Conséquences fiscales 

Toute personne qui liquide les biens d’une société sans obtenir le certificat de décharge prévu par les lois fiscales s’expose à ce que sa responsabilité personnelle soit retenue jusqu’à concurrence de la valeur des biens distribués.

Par ailleurs, la Loi de l’impôt fédérale et la Loi sur les impôts du Québec prévoient que le ministre peut demander à toute personne la production d’une déclaration de revenus. Cette faculté existe que la société soit active ou non, qu’elle soit dissoute administrativement ou non (radiée d’office).
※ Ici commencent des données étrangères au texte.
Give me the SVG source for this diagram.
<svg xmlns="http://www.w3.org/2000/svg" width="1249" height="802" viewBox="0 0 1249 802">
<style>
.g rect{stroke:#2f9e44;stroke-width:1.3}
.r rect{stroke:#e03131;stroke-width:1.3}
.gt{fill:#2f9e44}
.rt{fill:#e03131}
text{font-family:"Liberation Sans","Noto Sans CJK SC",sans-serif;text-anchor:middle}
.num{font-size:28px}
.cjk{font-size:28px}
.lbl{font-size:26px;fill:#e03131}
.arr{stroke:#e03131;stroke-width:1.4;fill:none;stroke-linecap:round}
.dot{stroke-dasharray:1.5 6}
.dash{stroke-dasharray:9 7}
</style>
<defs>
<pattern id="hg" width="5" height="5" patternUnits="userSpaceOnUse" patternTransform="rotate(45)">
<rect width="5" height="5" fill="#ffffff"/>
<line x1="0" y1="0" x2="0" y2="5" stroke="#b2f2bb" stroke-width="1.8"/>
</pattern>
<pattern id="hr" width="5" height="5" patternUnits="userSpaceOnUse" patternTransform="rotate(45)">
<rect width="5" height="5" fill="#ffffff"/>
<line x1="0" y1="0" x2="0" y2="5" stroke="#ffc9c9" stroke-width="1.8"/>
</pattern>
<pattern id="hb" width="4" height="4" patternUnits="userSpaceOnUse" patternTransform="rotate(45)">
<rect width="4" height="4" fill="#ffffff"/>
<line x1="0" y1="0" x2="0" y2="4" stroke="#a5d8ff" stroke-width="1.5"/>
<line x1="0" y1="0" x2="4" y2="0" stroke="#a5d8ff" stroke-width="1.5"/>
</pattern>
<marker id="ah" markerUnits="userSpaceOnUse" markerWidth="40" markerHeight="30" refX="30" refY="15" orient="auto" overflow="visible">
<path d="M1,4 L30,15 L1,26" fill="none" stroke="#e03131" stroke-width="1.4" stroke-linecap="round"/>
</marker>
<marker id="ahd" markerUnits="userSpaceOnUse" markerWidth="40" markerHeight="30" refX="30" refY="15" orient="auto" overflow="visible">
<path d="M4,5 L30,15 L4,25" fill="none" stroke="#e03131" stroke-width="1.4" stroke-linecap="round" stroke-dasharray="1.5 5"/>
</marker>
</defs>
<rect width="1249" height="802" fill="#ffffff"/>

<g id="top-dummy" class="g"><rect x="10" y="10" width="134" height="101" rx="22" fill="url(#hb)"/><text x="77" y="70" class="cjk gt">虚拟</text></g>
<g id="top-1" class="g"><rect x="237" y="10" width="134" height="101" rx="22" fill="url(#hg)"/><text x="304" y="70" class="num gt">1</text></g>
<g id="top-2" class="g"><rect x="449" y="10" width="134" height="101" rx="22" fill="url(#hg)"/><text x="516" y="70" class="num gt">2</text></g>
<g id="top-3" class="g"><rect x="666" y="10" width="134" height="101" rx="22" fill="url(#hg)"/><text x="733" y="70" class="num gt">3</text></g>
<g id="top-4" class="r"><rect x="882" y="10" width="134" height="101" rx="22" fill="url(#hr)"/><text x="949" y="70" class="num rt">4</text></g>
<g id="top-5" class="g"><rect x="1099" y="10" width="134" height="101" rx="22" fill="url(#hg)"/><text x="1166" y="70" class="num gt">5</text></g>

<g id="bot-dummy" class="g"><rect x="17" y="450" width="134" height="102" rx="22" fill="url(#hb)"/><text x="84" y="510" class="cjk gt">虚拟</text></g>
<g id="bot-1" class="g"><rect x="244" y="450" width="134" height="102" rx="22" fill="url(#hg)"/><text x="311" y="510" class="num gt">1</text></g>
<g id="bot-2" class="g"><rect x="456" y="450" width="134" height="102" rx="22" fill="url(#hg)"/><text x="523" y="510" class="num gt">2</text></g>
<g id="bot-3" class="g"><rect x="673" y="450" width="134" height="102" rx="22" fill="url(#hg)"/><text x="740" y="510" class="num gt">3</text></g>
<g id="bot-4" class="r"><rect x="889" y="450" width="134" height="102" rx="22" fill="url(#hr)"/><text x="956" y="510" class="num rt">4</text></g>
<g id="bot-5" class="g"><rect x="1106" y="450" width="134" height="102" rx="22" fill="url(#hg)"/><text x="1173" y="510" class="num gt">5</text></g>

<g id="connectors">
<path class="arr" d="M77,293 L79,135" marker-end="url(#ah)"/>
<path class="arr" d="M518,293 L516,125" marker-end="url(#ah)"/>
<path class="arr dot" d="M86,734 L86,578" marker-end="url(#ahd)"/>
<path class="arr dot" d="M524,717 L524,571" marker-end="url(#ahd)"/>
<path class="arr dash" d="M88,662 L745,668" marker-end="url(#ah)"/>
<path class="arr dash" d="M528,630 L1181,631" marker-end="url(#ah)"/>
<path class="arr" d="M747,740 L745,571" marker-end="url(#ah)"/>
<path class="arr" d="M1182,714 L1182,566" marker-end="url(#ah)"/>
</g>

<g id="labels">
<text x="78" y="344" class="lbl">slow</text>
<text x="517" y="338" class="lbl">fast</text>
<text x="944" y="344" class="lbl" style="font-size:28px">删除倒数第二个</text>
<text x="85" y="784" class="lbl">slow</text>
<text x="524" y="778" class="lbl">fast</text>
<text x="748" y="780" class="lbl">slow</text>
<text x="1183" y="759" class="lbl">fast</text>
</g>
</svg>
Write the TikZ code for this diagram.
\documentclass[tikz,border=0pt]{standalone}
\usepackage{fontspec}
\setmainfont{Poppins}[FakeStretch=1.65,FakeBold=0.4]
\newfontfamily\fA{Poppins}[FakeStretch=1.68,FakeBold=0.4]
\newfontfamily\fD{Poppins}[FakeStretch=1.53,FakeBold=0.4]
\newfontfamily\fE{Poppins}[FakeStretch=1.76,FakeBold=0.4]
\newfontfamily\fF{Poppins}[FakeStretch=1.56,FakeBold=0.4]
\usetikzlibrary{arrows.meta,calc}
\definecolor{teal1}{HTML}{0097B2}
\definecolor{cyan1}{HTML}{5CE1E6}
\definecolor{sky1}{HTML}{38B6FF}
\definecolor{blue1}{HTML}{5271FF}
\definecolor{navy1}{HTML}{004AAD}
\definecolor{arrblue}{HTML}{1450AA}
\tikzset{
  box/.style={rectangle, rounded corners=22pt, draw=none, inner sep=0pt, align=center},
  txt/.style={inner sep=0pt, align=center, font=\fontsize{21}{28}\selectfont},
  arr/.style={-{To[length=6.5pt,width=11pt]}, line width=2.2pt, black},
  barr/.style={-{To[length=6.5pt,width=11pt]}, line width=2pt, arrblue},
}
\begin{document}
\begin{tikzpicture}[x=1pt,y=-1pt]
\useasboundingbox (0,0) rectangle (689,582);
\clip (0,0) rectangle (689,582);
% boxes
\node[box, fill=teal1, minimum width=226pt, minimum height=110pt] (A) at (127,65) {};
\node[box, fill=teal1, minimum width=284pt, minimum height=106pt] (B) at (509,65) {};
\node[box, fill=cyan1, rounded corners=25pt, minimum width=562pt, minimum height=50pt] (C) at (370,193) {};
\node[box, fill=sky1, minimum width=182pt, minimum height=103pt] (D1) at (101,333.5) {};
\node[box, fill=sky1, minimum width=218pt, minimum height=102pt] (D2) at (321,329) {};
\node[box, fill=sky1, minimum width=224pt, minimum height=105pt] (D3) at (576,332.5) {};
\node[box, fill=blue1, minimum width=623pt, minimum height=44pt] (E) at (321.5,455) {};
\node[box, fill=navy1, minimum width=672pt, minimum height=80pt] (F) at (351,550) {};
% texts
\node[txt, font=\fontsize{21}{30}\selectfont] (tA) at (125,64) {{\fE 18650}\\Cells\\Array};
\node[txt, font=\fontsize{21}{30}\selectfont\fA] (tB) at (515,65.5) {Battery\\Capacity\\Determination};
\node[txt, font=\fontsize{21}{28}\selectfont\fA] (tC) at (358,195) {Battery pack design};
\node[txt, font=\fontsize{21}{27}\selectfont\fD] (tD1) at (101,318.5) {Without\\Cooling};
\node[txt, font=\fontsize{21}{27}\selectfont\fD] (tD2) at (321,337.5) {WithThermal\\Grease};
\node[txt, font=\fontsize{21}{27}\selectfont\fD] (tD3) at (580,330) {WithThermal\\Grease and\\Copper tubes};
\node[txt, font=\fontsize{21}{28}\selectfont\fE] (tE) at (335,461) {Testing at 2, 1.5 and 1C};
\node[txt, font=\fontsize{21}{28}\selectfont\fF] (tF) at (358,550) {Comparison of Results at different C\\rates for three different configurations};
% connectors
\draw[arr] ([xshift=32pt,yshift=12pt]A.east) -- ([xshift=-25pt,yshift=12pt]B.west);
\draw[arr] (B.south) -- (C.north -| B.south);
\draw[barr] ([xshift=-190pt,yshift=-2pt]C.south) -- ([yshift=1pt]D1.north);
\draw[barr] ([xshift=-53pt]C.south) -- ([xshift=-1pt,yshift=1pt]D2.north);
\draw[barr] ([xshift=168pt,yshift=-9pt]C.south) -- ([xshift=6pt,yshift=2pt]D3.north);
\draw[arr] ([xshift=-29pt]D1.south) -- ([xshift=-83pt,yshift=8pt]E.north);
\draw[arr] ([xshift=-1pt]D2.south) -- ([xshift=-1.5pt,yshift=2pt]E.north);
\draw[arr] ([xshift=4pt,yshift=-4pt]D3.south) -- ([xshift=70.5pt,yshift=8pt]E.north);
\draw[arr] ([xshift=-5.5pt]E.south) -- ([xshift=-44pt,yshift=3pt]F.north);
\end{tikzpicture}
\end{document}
Par le passé, il arrivait que les ministères fassent preuve d’indulgence et cessent de réclamer la production de déclarations de revenu et d’états financiers à des sociétés inopérantes. La politique actuelle est de réclamer l’accomplissement de ces formalités tant et aussi longtemps que la société n’aura pas été liquidée et dissoute en bonne et due forme. Bref, les sociétés seront dans l’obligation de produire des déclarations jusqu’à ce qu’elles soient dissoutes et liquidées suivant la loi. Si lesdites déclarations ne sont pas produites, les personnes à qui les demandes ont été faites (administrateurs, dirigeants, actionnaires ou « ex ») sont passibles de pénalités sévères. Afin de convaincre les administrateurs négligents, le fisc émet aussi des cotisations arbitraires nécessitant une réaction.

Formalités pour liquider et dissoudre

Dans le cas des sociétés radiées d’office, il faut d’abord, avant de pouvoir les dissoudre et les liquider conformément à la loi, les raviver en présentant une demande de révocation (au fédéral une demande de reconstitution). Ensuite, il faut se mettre en règle auprès du registraire des entreprises ou auprès du Directeur des sociétés. Cela nécessite la production des déclarations annuelles manquantes.

Dépendamment du nombre d’années manquantes, les frais seront peuvent être plus ou moins élevés allant de quelques centaines à quelques milliers de dollars.

Une fois que la société a repris son existence, d’autres formalités doivent être accomplies pour la liquider et la dissoudre en bonne et due forme. À noter que l’on ne peut liquider et dissoudre une société qui a toujours des dettes à moins d’obtenir l’aval des créanciers ou d’assumer ces dettes. A défaut, la faillite demeurera la seule façon de terminer les activités de l’entreprise endettée.

Autres incidences fiscales

Lorsqu’une société par actions obtient, par hypothèse avant d’être dissoute et liquidée, une remise de dette d’un ou de plusieurs créanciers, la loi prévoit une sorte de revenu présumé devant être appliqué sur les soldes de pertes à reporter s’il y en a, sur les FNACC (fractions non amorties du coût en capital des biens amortissables) et sur le PBR (prix de base rajusté des autres immobilisations).

Conclusion

Il est relativement facile de créer une société par actions. Son existence entraîne des frais d’entretien et il peut être moins facile et plus coûteux que l’on ne le croit généralement pour mettre fin à son existence.